One of the earliest moments in the new, and now explicitly global rather than merely international, project of Muslim unity came with mobilisations that followed the outcry over Salman Rushdie’s allegedly blasphemous novel, The Satanic Verses (1989). The demonstrations were not and could not be confined to a particular country, movement, revolution or terrorist group. Made possible by television and the sense of simultaneity and collective identification that it offered, these reactions to a perceived affront catalysed new calls for a global form of Muslim unity that, unlike Pan-Islamism, didn’t take a coalition of states as its model.
This global mobilisation presented novel opportunities and challenges for Muslim leaders.
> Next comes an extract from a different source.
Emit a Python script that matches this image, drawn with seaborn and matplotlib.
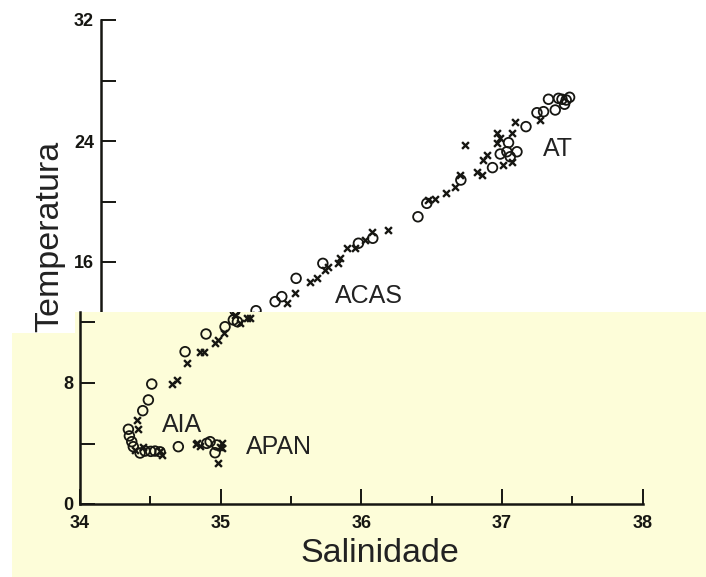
import numpy as np
import pandas as pd
import seaborn as sns
import matplotlib
matplotlib.use("Agg")
import matplotlib.pyplot as plt
from matplotlib.patches import Polygon
from matplotlib.ticker import MultipleLocator, FixedLocator

# ---------------- data ----------------
circle_sal = [34.344, 34.351, 34.368, 34.379, 34.427, 34.462, 34.503, 34.533, 34.569,
              34.446, 34.486, 34.510, 34.699, 34.747, 34.896, 34.901, 34.925, 34.972,
              34.960, 35.031, 35.090, 35.119,
              35.102, 35.238, 35.285, 35.387, 35.577, 35.830, 35.932, 36.253, 36.316,
              36.558, 36.783, 36.838, 36.885, 36.897, 36.957, 36.909, 37.021, 37.099,
              37.146, 37.229, 37.181, 37.252, 37.277, 37.307, 37.331, 37.295]
circle_temp = [4.94, 4.50, 4.12, 3.79, 3.37, 3.50, 3.48, 3.50, 3.45,
               6.17, 6.88, 7.93, 3.79, 10.07, 11.24, 4.01, 4.12, 3.90,
               3.39, 11.72, 12.17, 12.05,
               12.78, 13.38, 13.71, 14.92, 15.91, 17.24, 17.57, 18.99, 19.88,
               21.42, 22.24, 23.14, 23.29, 23.89, 23.29, 22.96, 24.95, 25.87,
               25.94, 26.05, 26.76, 26.82, 26.76, 26.71, 26.89, 26.43]

cross_sal = [34.403, 34.415, 34.391, 34.450, 34.569, 34.581, 34.652, 34.688, 34.759,
             34.823, 34.832, 34.853, 34.853, 34.882, 34.960, 34.984, 34.996, 35.008,
             35.010, 34.984, 35.024, 35.102, 35.138, 35.186, 35.209,
             35.321, 35.380, 35.486, 35.534, 35.593, 35.617, 35.688, 35.700, 35.748,
             35.807, 35.878, 35.925, 36.043, 36.328, 36.376, 36.454, 36.518, 36.553,
             36.672, 36.708, 36.719, 36.743, 36.589, 36.814, 36.814, 36.838, 36.861,
             36.921, 36.921, 36.944, 37.122]
cross_temp = [5.55, 4.94, 3.57, 3.79, 3.52, 3.24, 7.93, 8.20, 9.32,
              3.95, 4.03, 3.83, 10.05, 10.05, 10.66, 10.84, 3.79, 3.68,
              4.03, 2.73, 11.29, 12.50, 11.95, 12.28, 12.28,
              13.27, 13.93, 14.70, 14.92, 15.47, 15.69, 15.91, 16.24, 16.91,
              16.91, 17.45, 18.00, 18.12, 20.10, 20.15, 20.54, 20.98, 21.75,
              21.97, 21.75, 22.74, 23.07, 23.74, 24.51, 23.85, 24.20, 22.41,
              22.63, 24.51, 25.28, 25.39]

x_ticks = [34, 35, 36, 37, 38]
y_label_ticks = [0, 8, 16, 24, 32]

water_masses = ["AT", "ACAS", "AIA", "APAN"]
wm_sal = [37.25, 35.906, 34.725, 35.415]
wm_temp = [23.47, 13.75, 5.22, 3.77]
# --------------------------------------------------------------

sns.set_style("white")
plt.rcParams["font.family"] = ["Liberation Sans", "DejaVu Sans"]

W, H = 706, 577
fig = plt.figure(figsize=(W / 100, H / 100), dpi=100)
fig.patch.set_facecolor("white")

ink = "#161612"
circles = pd.DataFrame({"sal": circle_sal, "temp": circle_temp})
crosses = pd.DataFrame({"sal": cross_sal, "temp": cross_temp})


def px_box(x0, x1, y_top, y_bot):
    return [x0 / W, 1 - y_bot / H, (x1 - x0) / W, (y_bot - y_top) / H]


def draw_points(ax):
    sns.scatterplot(data=circles, x="sal", y="temp", ax=ax, marker="o", s=48,
                    facecolor="none", edgecolor=ink, linewidth=1.3, legend=False)
    sns.scatterplot(data=crosses, x="sal", y="temp", ax=ax, marker="x", s=24,
                    color=ink, linewidth=1.7, legend=False)


tick_font = dict(fontsize=13, fontweight="bold")

# ---- upper (white) part of the scan ----
ax_top = fig.add_axes(px_box(101, 663.7, 20, 352.75), zorder=0)
ax_top.set_facecolor("none")
draw_points(ax_top)
ax_top.set_xlim(34, 38)
ax_top.set_ylim(10, 32)
for s in ["top", "right", "bottom"]:
    ax_top.spines[s].set_visible(False)
ax_top.spines["left"].set_linewidth(1.8)
ax_top.spines["left"].set_color(ink)
ax_top.set_xticks([])
ax_top.yaxis.set_major_locator(FixedLocator([12, 16, 20, 24, 28, 32]))
ax_top.set_yticklabels(["", "16", "", "24", "", "32"], **tick_font)
ax_top.tick_params(axis="y", direction="in", length=11, width=1.4, pad=5,
                   colors=ink, left=True)
ax_top.set_xlabel("")
ax_top.set_ylabel("")
for name, sx, ty in zip(water_masses[:2], wm_sal[:2], wm_temp[:2]):
    ax_top.text(sx, ty, name, fontsize=18, color="#222222", ha="center", va="center")

fig.text(50 / W, 1 - 236 / H, "Temperatura", rotation=90, fontsize=24.5,
         color="#222222", ha="center", va="center", zorder=0.5)

# ---- yellow pasted part ----
poly = [(12, 577), (12, 333), (75, 333), (75, 312), (706, 312), (706, 577)]
yellow = Polygon([(x / W, 1 - y / H) for x, y in poly], closed=True,
                 transform=fig.transFigure, facecolor="#FDFDD9", edgecolor="none",
                 zorder=1)
fig.patches.append(yellow)

ax_low = fig.add_axes(px_box(80, 642.7, 312, 504), zorder=2)
ax_low.set_facecolor("none")
draw_points(ax_low)
ax_low.set_xlim(34, 38)
ax_low.set_ylim(0, (504 - 312) / 15.125)
for s in ["top", "right"]:
    ax_low.spines[s].set_visible(False)
for s in ["left", "bottom"]:
    ax_low.spines[s].set_linewidth(1.8)
    ax_low.spines[s].set_color(ink)
ax_low.set_xticks(x_ticks)
ax_low.set_xticklabels([str(v) for v in x_ticks], **tick_font)
ax_low.xaxis.set_minor_locator(MultipleLocator(0.5))
ax_low.yaxis.set_major_locator(FixedLocator([0, 4, 8, 12]))
ax_low.set_yticklabels(["0", "", "8", ""], **tick_font)
ax_low.tick_params(axis="both", which="major", direction="in", length=11, width=1.4,
                   colors=ink, left=True, bottom=True)
ax_low.tick_params(axis="x", which="major", pad=8)
ax_low.tick_params(axis="y", which="major", pad=5)
ax_low.tick_params(axis="x", which="minor", direction="in", length=6, width=1.4,
                   colors=ink, bottom=True)
ax_low.set_xlabel("")
ax_low.set_ylabel("")
for name, sx, ty in zip(water_masses[2:], wm_sal[2:], wm_temp[2:]):
    ax_low.text(sx, ty, name, fontsize=18, color="#222222", ha="center", va="center")

fig.text(380 / W, 1 - 553 / H, "Salinidade", fontsize=24.5, color="#222222",
         ha="center", va="center", zorder=3)

fig.savefig("out.png", dpi=100)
Initially, this ‘Muslim unity’ appeared in the form of declarations signed by a motley crew of divines, politicians and ideologues for or against the Iranian fatwa calling for Rushdie’s murder. Some of these attempts at generating agreement sought to corral global forms of Muslim mobilisation in opposing ideological directions. The initial calls came in response to supposedly insulting depictions of the Prophet. More recently, such calls are made both in support and to counter the much less popular cause of recruiting Muslims to Al-Qaeda or ISIS.
Posturing about ‘Muslim unity’ tends only to alienate Muslims from the political world of nation-states that govern their societies
In some ways, these declarations resemble the long history of Christian ecumenical councils. But since Islam lacks an institutional basis comparable to the Vatican, the results are even less coherent. The calls for Muslim unity are no less, and no more, than the collective expression of a pious wish by a random assortment of dignitaries. If pressed or asked to take any actual measures signifying unity, even the signatories of these declarations would immediately find themselves in disagreement about ‘Muslim unity’.
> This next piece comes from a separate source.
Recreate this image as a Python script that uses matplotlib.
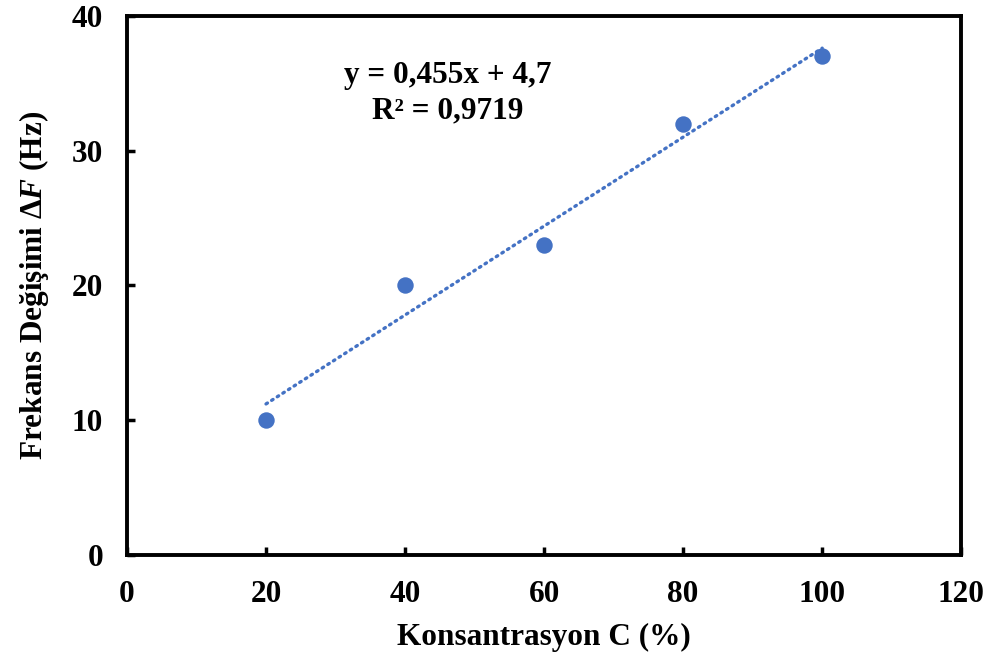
import matplotlib
matplotlib.use("Agg")
import matplotlib.pyplot as plt
import numpy as np

# data
konsantrasyon = [20, 40, 60, 80, 100]
frekans = [10, 20, 23, 32, 37]
xticks = [0, 20, 40, 60, 80, 100, 120]
yticks = [0, 10, 20, 30, 40]
denklem = 'y = 0,455x + 4,7\nR² = 0,9719'

plt.rcParams['font.family'] = 'Liberation Serif'
plt.rcParams['font.weight'] = 'bold'
plt.rcParams['mathtext.fontset'] = 'custom'
plt.rcParams['mathtext.rm'] = 'Liberation Serif:bold'
plt.rcParams['mathtext.it'] = 'Liberation Serif:italic:bold'

fig = plt.figure(figsize=(9.92, 6.59), dpi=100)
ax = fig.add_axes([0.128, 0.158, 0.841, 0.818])

blue = '#4472C4'
# linear trendline (least squares on the points)
m, b = np.polyfit(konsantrasyon, frekans, 1)
xt = np.array([konsantrasyon[0], konsantrasyon[-1]])
ax.plot(xt, m*xt + b, color=blue, lw=2.4, linestyle=(0, (0.5, 1.5)),
        dash_capstyle='round', zorder=2)
ax.scatter(konsantrasyon, frekans, s=140, color=blue, zorder=3, linewidths=0)

ax.text(0.385, 0.857, denklem, transform=ax.transAxes,
        ha='center', va='center', fontsize=22.5, fontweight='bold', linespacing=1.3)

ax.set_xlim(0, 120)
ax.set_ylim(0, 40)
ax.set_xticks(xticks)
ax.set_yticks(yticks)
ax.tick_params(direction='in', length=6, width=2.5, labelsize=22.5)
ax.tick_params(axis='x', pad=18)
ax.tick_params(axis='y', pad=17)
for lab in ax.get_xticklabels() + ax.get_yticklabels():
    lab.set_fontweight('bold')
for sp in ax.spines.values():
    sp.set_linewidth(2.8)

ax.set_xlabel('Konsantrasyon C (%)', fontsize=22.5, fontweight='bold', labelpad=10)
ax.set_ylabel('Frekans Değişimi Δ$\\mathit{F}$ (Hz)', fontsize=22.5, fontweight='bold', labelpad=15)

fig.savefig('out.png', dpi=100)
At root, however, the problem is not the details of these calls for unity. It is the essence, the very ideal of consensus. As a matter of course, calls for Muslim unity customarily violate the spirit of their claims by anathematising their Muslim opponents. Calls for unity are not high-minded but, in a word, disingenuous, a seemingly noble pretext for anathematising or demonising opponents.
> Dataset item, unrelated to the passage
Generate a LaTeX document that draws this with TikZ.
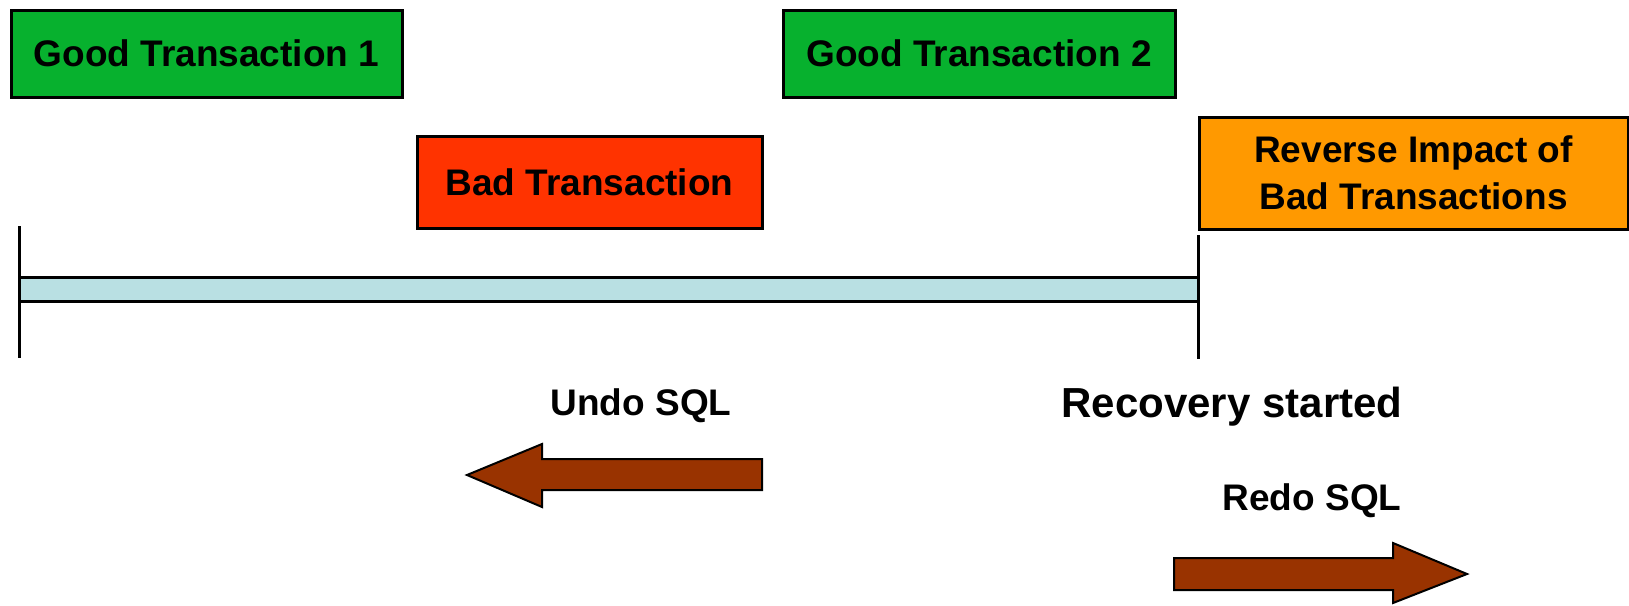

Even more deeply, however, the ideal of unity is inherently anti-political. The Deobandi cleric was right in identifying the political as the sphere offering the only real potential for peaceful accommodation of differences and disputes. Posturing about an illusory ‘Muslim unity’ tends only to alienate Muslims from the political world of nation-states that govern their societies. From this perspective, Muslim militancy, too, is actually a consequence of de-politicisation and not, as is commonly presumed, the reverse.
Whether by Western or Middle Eastern governments, condemnations of terrorism in religious language, in the name of Islam, are losing causes. Real problems will not be solved on theological terrain. When liberals and advocates of tolerance too celebrate or promote moderate Islam, it is another step away from the world of politics and institutions, the world of progress and solutions. The quest for harmony, for unity, is a siren song, and is to be resisted.